#### Instructions for the task
Reproduce every line of the listing as written, apart from the pictures.

#### Data extract
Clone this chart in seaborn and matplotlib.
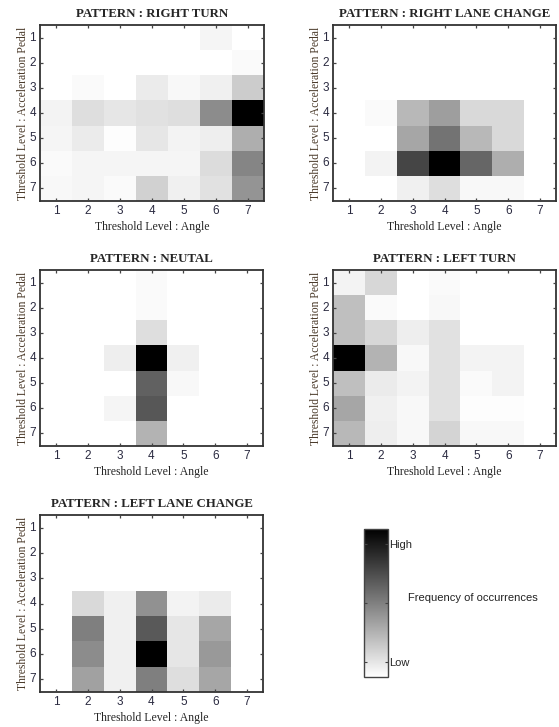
"""Frequency-of-occurrence maps for five driving patterns (angle x acceleration pedal thresholds)."""
import numpy as np
import pandas as pd
import matplotlib
matplotlib.use("Agg")
import matplotlib.pyplot as plt
from matplotlib.cm import ScalarMappable
from matplotlib.colors import Normalize
import seaborn as sns

sns.set_theme(style="white")

LEVELS = [1, 2, 3, 4, 5, 6, 7]

# rows = acceleration pedal level 1..7, cols = angle level 1..7 (relative frequency, 0..1)
RIGHT_TURN = [
    [0.00, 0.00, 0.00, 0.00, 0.00, 0.04, 0.00],
    [0.00, 0.00, 0.00, 0.00, 0.00, 0.00, 0.02],
    [0.00, 0.02, 0.00, 0.08, 0.03, 0.06, 0.20],
    [0.05, 0.13, 0.10, 0.12, 0.13, 0.45, 1.00],
    [0.04, 0.08, 0.01, 0.10, 0.05, 0.07, 0.32],
    [0.02, 0.04, 0.04, 0.04, 0.04, 0.14, 0.48],
    [0.03, 0.04, 0.02, 0.18, 0.06, 0.12, 0.42],
]
RIGHT_LANE = [
    [0.00, 0.00, 0.00, 0.00, 0.00, 0.00, 0.00],
    [0.00, 0.00, 0.00, 0.00, 0.00, 0.00, 0.00],
    [0.00, 0.00, 0.00, 0.00, 0.00, 0.00, 0.00],
    [0.00, 0.02, 0.28, 0.38, 0.15, 0.15, 0.00],
    [0.00, 0.00, 0.35, 0.55, 0.28, 0.15, 0.00],
    [0.00, 0.05, 0.73, 1.00, 0.60, 0.32, 0.00],
    [0.00, 0.00, 0.06, 0.13, 0.03, 0.03, 0.00],
]
NEUTRAL = [
    [0.00, 0.00, 0.00, 0.02, 0.00, 0.00, 0.00],
    [0.00, 0.00, 0.00, 0.02, 0.00, 0.00, 0.00],
    [0.00, 0.00, 0.00, 0.13, 0.00, 0.00, 0.00],
    [0.00, 0.00, 0.07, 1.00, 0.06, 0.00, 0.00],
    [0.00, 0.00, 0.00, 0.62, 0.03, 0.00, 0.00],
    [0.00, 0.00, 0.04, 0.66, 0.00, 0.00, 0.00],
    [0.00, 0.00, 0.00, 0.30, 0.00, 0.00, 0.00],
]
LEFT_TURN = [
    [0.05, 0.16, 0.00, 0.02, 0.00, 0.00, 0.00],
    [0.25, 0.02, 0.00, 0.03, 0.00, 0.00, 0.00],
    [0.25, 0.16, 0.07, 0.12, 0.00, 0.00, 0.00],
    [1.00, 0.30, 0.03, 0.12, 0.05, 0.05, 0.00],
    [0.25, 0.08, 0.05, 0.12, 0.02, 0.05, 0.00],
    [0.35, 0.06, 0.03, 0.12, 0.01, 0.01, 0.00],
    [0.28, 0.07, 0.03, 0.17, 0.03, 0.03, 0.00],
]
LEFT_LANE = [
    [0.00, 0.00, 0.00, 0.00, 0.00, 0.00, 0.00],
    [0.00, 0.00, 0.00, 0.00, 0.00, 0.00, 0.00],
    [0.00, 0.00, 0.00, 0.00, 0.00, 0.00, 0.00],
    [0.00, 0.15, 0.06, 0.43, 0.05, 0.08, 0.00],
    [0.00, 0.50, 0.06, 0.65, 0.10, 0.35, 0.00],
    [0.00, 0.45, 0.06, 1.00, 0.10, 0.40, 0.00],
    [0.00, 0.37, 0.06, 0.50, 0.13, 0.35, 0.00],
]

PANELS = [
    ("PATTERN : RIGHT TURN", RIGHT_TURN),
    ("PATTERN : RIGHT LANE CHANGE", RIGHT_LANE),
    ("PATTERN : NEUTAL", NEUTRAL),
    ("PATTERN : LEFT TURN", LEFT_TURN),
    ("PATTERN : LEFT LANE CHANGE", LEFT_LANE),
]

W, H = 559, 727
# axes boxes in pixel coords (left, top, right, bottom)
BOXES = [
    (40, 25, 264, 201),
    (333, 25, 556, 201),
    (40, 270, 263, 446),
    (333, 270, 556, 446),
    (40, 515, 263, 692),
]

SERIF = ["Liberation Serif", "DejaVu Serif"]
SANS = ["Liberation Sans", "DejaVu Sans"]
TICK_COL = "#2a2a40"
CMAP = "gray_r"  # linear white -> black


def px_axes(fig, l, t, r, b):
    return fig.add_axes([l / W, 1 - b / H, (r - l) / W, (b - t) / H])


fig = plt.figure(figsize=(W / 100, H / 100), dpi=100)

for (title, grid), box in zip(PANELS, BOXES):
    ax = px_axes(fig, *box)
    df = pd.DataFrame(grid, index=LEVELS, columns=LEVELS)
    sns.heatmap(df, ax=ax, cmap=CMAP, vmin=0, vmax=1, cbar=False, square=False)
    ax.set_axisbelow(False)  # ticks on top of the cells
    for s in ax.spines.values():
        s.set_visible(True)
        s.set_color("#333333")
        s.set_linewidth(1.3)
    ax.tick_params(axis="both", direction="in", length=2.5, width=0.9, color="#444444",
                   bottom=True, left=True, top=True, right=True,
                   labelsize=8.5, labelcolor=TICK_COL, pad=3)
    ax.set_xticklabels(LEVELS, rotation=0, family=SANS)
    ax.set_yticklabels(LEVELS, rotation=0, family=SANS)
    ax.set_title(title, family=SERIF, fontweight="bold", fontsize=9.3, pad=6)
    ax.set_xlabel("Threshold Level : Angle", family=SERIF, fontsize=8.5, labelpad=3)
    ax.set_ylabel("Threshold Level : Acceleration Pedal", family=SERIF, fontsize=8.4,
                  color="#4a3a2a", labelpad=0.5)

# colour scale legend
cax = px_axes(fig, 364, 529, 388, 677)
cb = fig.colorbar(ScalarMappable(norm=Normalize(0, 1), cmap=CMAP), cax=cax)
cb.set_ticks([0.1, 0.5, 0.9])
cb.set_ticklabels(["Low", "", "High"])
cb.outline.set_edgecolor("#444444")
cb.outline.set_linewidth(1.0)
cax.set_axisbelow(False)
cax.tick_params(direction="in", length=2, width=0.8, color="#444444", left=True, right=True,
                labelsize=8, pad=1)
for lab in cax.get_yticklabels():
    lab.set_family(SANS)
fig.text(408 / W, 1 - 598 / H, "Frequency of occurrences", family=SANS, fontsize=8,
         color="#222222", va="center", ha="left")

plt.savefig("out.png", dpi=100)
plt.close()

#### Task response
Clone this chart in seaborn and matplotlib.
"""Frequency-of-occurrence maps for five driving patterns (angle x acceleration pedal thresholds)."""
import numpy as np
import pandas as pd
import matplotlib
matplotlib.use("Agg")
import matplotlib.pyplot as plt
from matplotlib.cm import ScalarMappable
from matplotlib.colors import Normalize
import seaborn as sns

sns.set_theme(style="white")

LEVELS = [1, 2, 3, 4, 5, 6, 7]

# rows = acceleration pedal level 1..7, cols = angle level 1..7 (relative frequency, 0..1)
RIGHT_TURN = [
    [0.00, 0.00, 0.00, 0.00, 0.00, 0.04, 0.00],
    [0.00, 0.00, 0.00, 0.00, 0.00, 0.00, 0.02],
    [0.00, 0.02, 0.00, 0.08, 0.03, 0.06, 0.20],
    [0.05, 0.13, 0.10, 0.12, 0.13, 0.45, 1.00],
    [0.04, 0.08, 0.01, 0.10, 0.05, 0.07, 0.32],
    [0.02, 0.04, 0.04, 0.04, 0.04, 0.14, 0.48],
    [0.03, 0.04, 0.02, 0.18, 0.06, 0.12, 0.42],
]
RIGHT_LANE = [
    [0.00, 0.00, 0.00, 0.00, 0.00, 0.00, 0.00],
    [0.00, 0.00, 0.00, 0.00, 0.00, 0.00, 0.00],
    [0.00, 0.00, 0.00, 0.00, 0.00, 0.00, 0.00],
    [0.00, 0.02, 0.28, 0.38, 0.15, 0.15, 0.00],
    [0.00, 0.00, 0.35, 0.55, 0.28, 0.15, 0.00],
    [0.00, 0.05, 0.73, 1.00, 0.60, 0.32, 0.00],
    [0.00, 0.00, 0.06, 0.13, 0.03, 0.03, 0.00],
]
NEUTRAL = [
    [0.00, 0.00, 0.00, 0.02, 0.00, 0.00, 0.00],
    [0.00, 0.00, 0.00, 0.02, 0.00, 0.00, 0.00],
    [0.00, 0.00, 0.00, 0.13, 0.00, 0.00, 0.00],
    [0.00, 0.00, 0.07, 1.00, 0.06, 0.00, 0.00],
    [0.00, 0.00, 0.00, 0.62, 0.03, 0.00, 0.00],
    [0.00, 0.00, 0.04, 0.66, 0.00, 0.00, 0.00],
    [0.00, 0.00, 0.00, 0.30, 0.00, 0.00, 0.00],
]
LEFT_TURN = [
    [0.05, 0.16, 0.00, 0.02, 0.00, 0.00, 0.00],
    [0.25, 0.02, 0.00, 0.03, 0.00, 0.00, 0.00],
    [0.25, 0.16, 0.07, 0.12, 0.00, 0.00, 0.00],
    [1.00, 0.30, 0.03, 0.12, 0.05, 0.05, 0.00],
    [0.25, 0.08, 0.05, 0.12, 0.02, 0.05, 0.00],
    [0.35, 0.06, 0.03, 0.12, 0.01, 0.01, 0.00],
    [0.28, 0.07, 0.03, 0.17, 0.03, 0.03, 0.00],
]
LEFT_LANE = [
    [0.00, 0.00, 0.00, 0.00, 0.00, 0.00, 0.00],
    [0.00, 0.00, 0.00, 0.00, 0.00, 0.00, 0.00],
    [0.00, 0.00, 0.00, 0.00, 0.00, 0.00, 0.00],
    [0.00, 0.15, 0.06, 0.43, 0.05, 0.08, 0.00],
    [0.00, 0.50, 0.06, 0.65, 0.10, 0.35, 0.00],
    [0.00, 0.45, 0.06, 1.00, 0.10, 0.40, 0.00],
    [0.00, 0.37, 0.06, 0.50, 0.13, 0.35, 0.00],
]

PANELS = [
    ("PATTERN : RIGHT TURN", RIGHT_TURN),
    ("PATTERN : RIGHT LANE CHANGE", RIGHT_LANE),
    ("PATTERN : NEUTAL", NEUTRAL),
    ("PATTERN : LEFT TURN", LEFT_TURN),
    ("PATTERN : LEFT LANE CHANGE", LEFT_LANE),
]

W, H = 559, 727
# axes boxes in pixel coords (left, top, right, bottom)
BOXES = [
    (40, 25, 264, 201),
    (333, 25, 556, 201),
    (40, 270, 263, 446),
    (333, 270, 556, 446),
    (40, 515, 263, 692),
]

SERIF = ["Liberation Serif", "DejaVu Serif"]
SANS = ["Liberation Sans", "DejaVu Sans"]
TICK_COL = "#2a2a40"
CMAP = "gray_r"  # linear white -> black


def px_axes(fig, l, t, r, b):
    return fig.add_axes([l / W, 1 - b / H, (r - l) / W, (b - t) / H])


fig = plt.figure(figsize=(W / 100, H / 100), dpi=100)

for (title, grid), box in zip(PANELS, BOXES):
    ax = px_axes(fig, *box)
    df = pd.DataFrame(grid, index=LEVELS, columns=LEVELS)
    sns.heatmap(df, ax=ax, cmap=CMAP, vmin=0, vmax=1, cbar=False, square=False)
    ax.set_axisbelow(False)  # ticks on top of the cells
    for s in ax.spines.values():
        s.set_visible(True)
        s.set_color("#333333")
        s.set_linewidth(1.3)
    ax.tick_params(axis="both", direction="in", length=2.5, width=0.9, color="#444444",
                   bottom=True, left=True, top=True, right=True,
                   labelsize=8.5, labelcolor=TICK_COL, pad=3)
    ax.set_xticklabels(LEVELS, rotation=0, family=SANS)
    ax.set_yticklabels(LEVELS, rotation=0, family=SANS)
    ax.set_title(title, family=SERIF, fontweight="bold", fontsize=9.3, pad=6)
    ax.set_xlabel("Threshold Level : Angle", family=SERIF, fontsize=8.5, labelpad=3)
    ax.set_ylabel("Threshold Level : Acceleration Pedal", family=SERIF, fontsize=8.4,
                  color="#4a3a2a", labelpad=0.5)

# colour scale legend
cax = px_axes(fig, 364, 529, 388, 677)
cb = fig.colorbar(ScalarMappable(norm=Normalize(0, 1), cmap=CMAP), cax=cax)
cb.set_ticks([0.1, 0.5, 0.9])
cb.set_ticklabels(["Low", "", "High"])
cb.outline.set_edgecolor("#444444")
cb.outline.set_linewidth(1.0)
cax.set_axisbelow(False)
cax.tick_params(direction="in", length=2, width=0.8, color="#444444", left=True, right=True,
                labelsize=8, pad=1)
for lab in cax.get_yticklabels():
    lab.set_family(SANS)
fig.text(408 / W, 1 - 598 / H, "Frequency of occurrences", family=SANS, fontsize=8,
         color="#222222", va="center", ha="left")

plt.savefig("out.png", dpi=100)
plt.close()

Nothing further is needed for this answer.